Xi Jinping and the Four Comprehensives
Reform and party discipline are dominant themes “Every leader tries to come up with his trademark”
“Have you heard of the Four Comprehensives?” a kindly-looking man asks a pigtailed girl with huge eyes, in a cartoon video released by China’s official Xinhua News Agency on Feb. 2. “Is it something to do with the Chinese Dream?” she responds. “Ha-ha, well, let me tell you,” he says, before launching into an explanatory rap while they walk through a psychedelic landscape, complete with a swinging monkey, tigers in cages, rocket ships, hot air balloons, and backup disco dancers including a nurse, farmer, construction worker, and soldier.
The Four Comprehensives— promoting prosperity, deepening reforms, strengthening rule of law, and stressing party discipline—are President Xi Jinping’s contribution to a tradition of Communist Party leaders coining slogans. Deng Xiaoping popularized the Four Modernizations, and later came up with Deng Xiaoping Theory; former President Jiang Zemin gave China the Three Represents. During the National People’s Congress, the Four Comprehensives were cited— alongside the slogans of Deng, Jiang, and former President Hu Jintao— by Premier Li Keqiang when he gave the annual report on the state of the country on March 5.

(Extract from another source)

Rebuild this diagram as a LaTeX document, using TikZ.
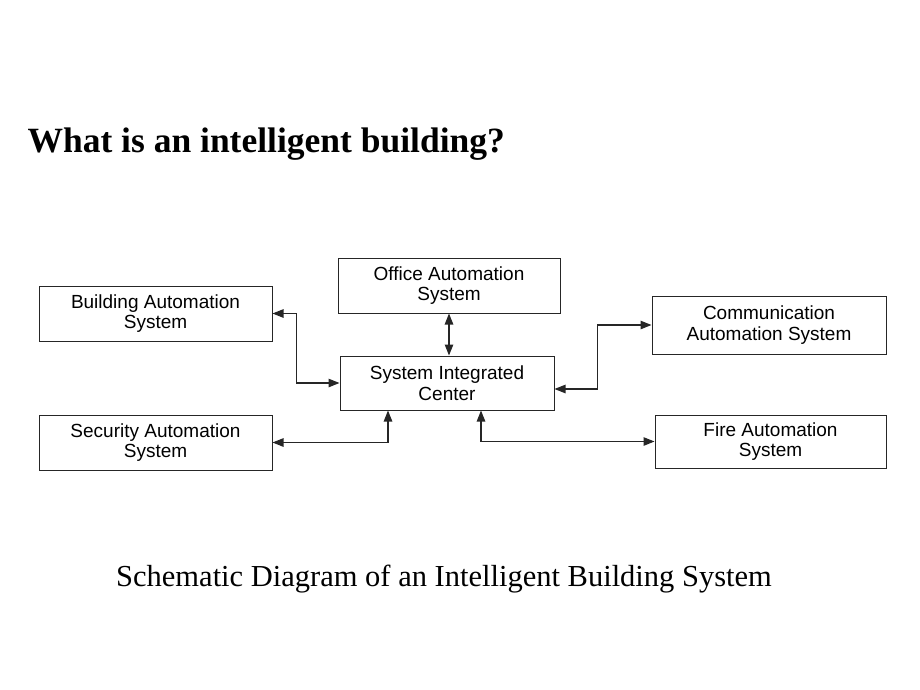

After leaders “come to power, the slogans become very important in policymaking,” says Ding Xueliang, a professor of social science at the Hong Kong University of Science & Technology. “And every leader tries to come up with his trademark to show he belongs at the top.” As Sun Yinhuan, vice chairman of the All-China Federation of Industry and Commerce, said in a news conference in Beijing on March 11, “It clearly points the way for the future direction we should take.”

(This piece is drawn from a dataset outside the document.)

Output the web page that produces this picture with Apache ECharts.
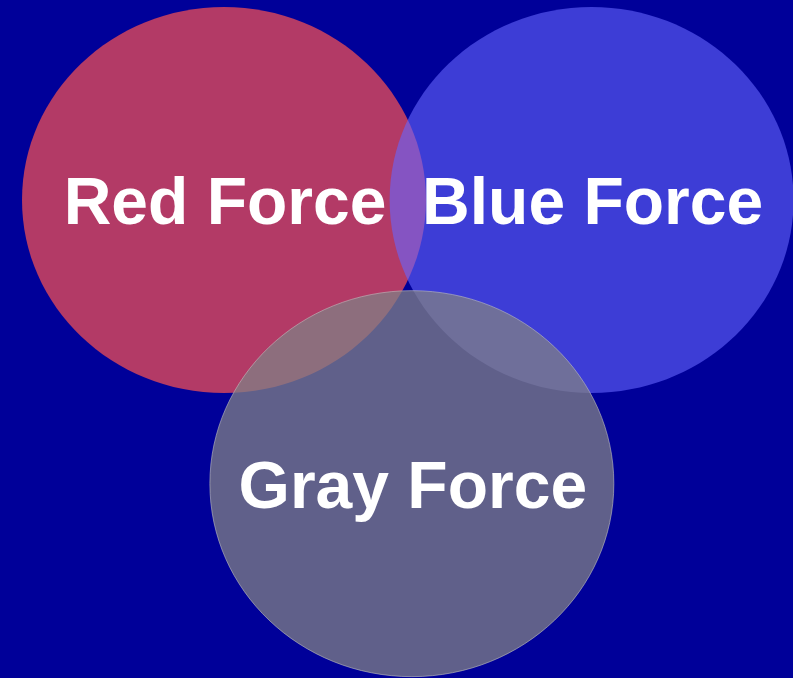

The Four Comprehensives take on China’s biggest economic and political questions. At the same time, they reflect tensions in the party and society. Achieving moderate prosperity is a sensible goal. But in China that means a continued fixation on excessively rapid growth, with ever higher debt and zombie companies the cost. Reforms, as Xi sees them, mean more support for state-owned companies, not less, says Willy Lam, a professor at the Chinese University of Hong Kong and author of Chinese Politics in the Era of Xi Jinping.

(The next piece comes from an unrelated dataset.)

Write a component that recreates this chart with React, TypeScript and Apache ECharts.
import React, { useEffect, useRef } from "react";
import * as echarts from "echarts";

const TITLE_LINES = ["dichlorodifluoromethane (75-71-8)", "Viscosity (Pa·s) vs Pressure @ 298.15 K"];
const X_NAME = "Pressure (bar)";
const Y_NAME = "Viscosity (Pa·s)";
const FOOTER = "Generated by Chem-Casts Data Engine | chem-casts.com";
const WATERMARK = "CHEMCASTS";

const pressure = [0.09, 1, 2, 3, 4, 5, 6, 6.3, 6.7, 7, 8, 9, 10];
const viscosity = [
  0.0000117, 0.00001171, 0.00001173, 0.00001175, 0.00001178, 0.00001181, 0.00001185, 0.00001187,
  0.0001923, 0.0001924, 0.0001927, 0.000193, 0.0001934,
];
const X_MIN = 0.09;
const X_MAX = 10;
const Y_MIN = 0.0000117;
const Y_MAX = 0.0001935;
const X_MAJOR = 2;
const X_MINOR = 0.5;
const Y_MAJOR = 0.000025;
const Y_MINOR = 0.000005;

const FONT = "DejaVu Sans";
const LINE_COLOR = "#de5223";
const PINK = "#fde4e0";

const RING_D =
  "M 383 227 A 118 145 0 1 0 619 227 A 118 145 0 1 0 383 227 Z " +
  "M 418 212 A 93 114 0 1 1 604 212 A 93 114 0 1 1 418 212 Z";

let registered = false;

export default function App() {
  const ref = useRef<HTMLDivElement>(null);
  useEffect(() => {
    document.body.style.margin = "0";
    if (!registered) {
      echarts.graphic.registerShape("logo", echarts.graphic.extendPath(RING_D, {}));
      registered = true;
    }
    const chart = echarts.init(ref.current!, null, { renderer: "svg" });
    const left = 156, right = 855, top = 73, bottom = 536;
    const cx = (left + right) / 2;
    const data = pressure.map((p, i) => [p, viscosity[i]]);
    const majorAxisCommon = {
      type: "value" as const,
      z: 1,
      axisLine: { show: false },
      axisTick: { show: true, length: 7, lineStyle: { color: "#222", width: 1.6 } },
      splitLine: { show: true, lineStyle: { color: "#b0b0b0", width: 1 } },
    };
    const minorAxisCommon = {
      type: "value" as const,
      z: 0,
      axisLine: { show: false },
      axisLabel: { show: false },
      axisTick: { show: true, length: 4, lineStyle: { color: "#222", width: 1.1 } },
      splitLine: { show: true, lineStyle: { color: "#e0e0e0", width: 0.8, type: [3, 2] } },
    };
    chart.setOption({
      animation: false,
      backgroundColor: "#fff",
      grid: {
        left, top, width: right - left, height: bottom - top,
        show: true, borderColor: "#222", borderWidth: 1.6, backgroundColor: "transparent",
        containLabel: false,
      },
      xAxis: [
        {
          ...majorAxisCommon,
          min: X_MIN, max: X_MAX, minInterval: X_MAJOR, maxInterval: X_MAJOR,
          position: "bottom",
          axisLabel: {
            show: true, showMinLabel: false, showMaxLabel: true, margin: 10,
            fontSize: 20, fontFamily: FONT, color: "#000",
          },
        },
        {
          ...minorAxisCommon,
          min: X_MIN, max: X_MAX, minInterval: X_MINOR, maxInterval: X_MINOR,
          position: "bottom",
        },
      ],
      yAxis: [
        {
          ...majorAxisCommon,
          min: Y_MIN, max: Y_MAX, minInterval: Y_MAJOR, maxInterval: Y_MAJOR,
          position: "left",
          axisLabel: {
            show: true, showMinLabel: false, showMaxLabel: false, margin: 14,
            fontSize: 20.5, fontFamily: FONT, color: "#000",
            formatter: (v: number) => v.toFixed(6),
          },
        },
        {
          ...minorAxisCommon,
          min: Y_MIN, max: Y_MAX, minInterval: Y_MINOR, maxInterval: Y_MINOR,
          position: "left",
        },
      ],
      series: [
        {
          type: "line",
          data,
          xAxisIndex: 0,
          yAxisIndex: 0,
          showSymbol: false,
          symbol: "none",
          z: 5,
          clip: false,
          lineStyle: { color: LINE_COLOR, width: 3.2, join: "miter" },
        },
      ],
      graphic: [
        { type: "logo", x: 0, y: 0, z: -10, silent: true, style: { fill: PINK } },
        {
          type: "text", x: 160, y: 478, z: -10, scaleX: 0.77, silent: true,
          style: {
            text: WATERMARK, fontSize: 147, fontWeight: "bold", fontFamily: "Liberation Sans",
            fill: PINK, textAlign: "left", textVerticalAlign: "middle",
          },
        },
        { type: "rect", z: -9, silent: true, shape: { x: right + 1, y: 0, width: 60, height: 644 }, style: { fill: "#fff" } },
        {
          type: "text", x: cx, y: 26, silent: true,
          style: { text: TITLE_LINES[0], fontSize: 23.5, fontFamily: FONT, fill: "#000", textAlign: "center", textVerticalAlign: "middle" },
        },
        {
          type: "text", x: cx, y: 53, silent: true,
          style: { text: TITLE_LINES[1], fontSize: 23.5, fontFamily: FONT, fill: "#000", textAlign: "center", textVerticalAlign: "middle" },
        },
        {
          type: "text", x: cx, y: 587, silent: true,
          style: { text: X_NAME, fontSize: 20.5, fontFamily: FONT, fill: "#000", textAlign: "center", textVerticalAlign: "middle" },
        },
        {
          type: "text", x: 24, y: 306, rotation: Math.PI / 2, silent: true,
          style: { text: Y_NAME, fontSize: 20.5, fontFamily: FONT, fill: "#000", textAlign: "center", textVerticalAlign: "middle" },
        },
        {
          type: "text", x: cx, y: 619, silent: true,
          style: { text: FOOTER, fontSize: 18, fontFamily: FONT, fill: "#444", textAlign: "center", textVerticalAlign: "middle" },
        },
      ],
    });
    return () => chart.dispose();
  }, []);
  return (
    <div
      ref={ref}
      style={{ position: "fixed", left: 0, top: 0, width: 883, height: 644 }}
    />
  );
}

There are legitimate efforts to improve the legal system. But with Xi fixated on ideological control, deepening the rule of law also means smothering dissent, says Kristin Shi-Kupfer, head of research for politics, society, and media at the Berlin-based Mercator Institute for China Studies. Promoting party discipline, she says, includes both the crackdown on corruption and the silencing of members who think Xi has gone too far in censoring opposing views.
Shortly after taking power in 2012, Xi introduced the “Chinese Dream” of national rejuvenation and a better life for all. Lately he seems to have favored the Four Comprehensives instead. Another slogan, “Xi political economics,” is being promoted: It’s a grab bag of all of his theories on the economy and politics.
Xi needs to cement his authority before next year’s National Congress of the Communist Party of China, a twice-a-decade assembly where top party members are replaced. “Xi’s PR people are building up his personality cult in preparation for the 19th Party Congress, where presumably he will appoint more of his people into the central committee and politburo,” says Lam. The true meaning is that all policies must “reflect the leadership of the party and the top position of Xi Jinping,” he adds. “That is [the slogan’s true] meaning.” If Xi is successful, the Four Comprehensives could be enshrined in the party constitution when he most likely steps aside as party leader in 2022.
The bottom line The Four Comprehensives could help the Chinese president consolidate power before the Party Congress.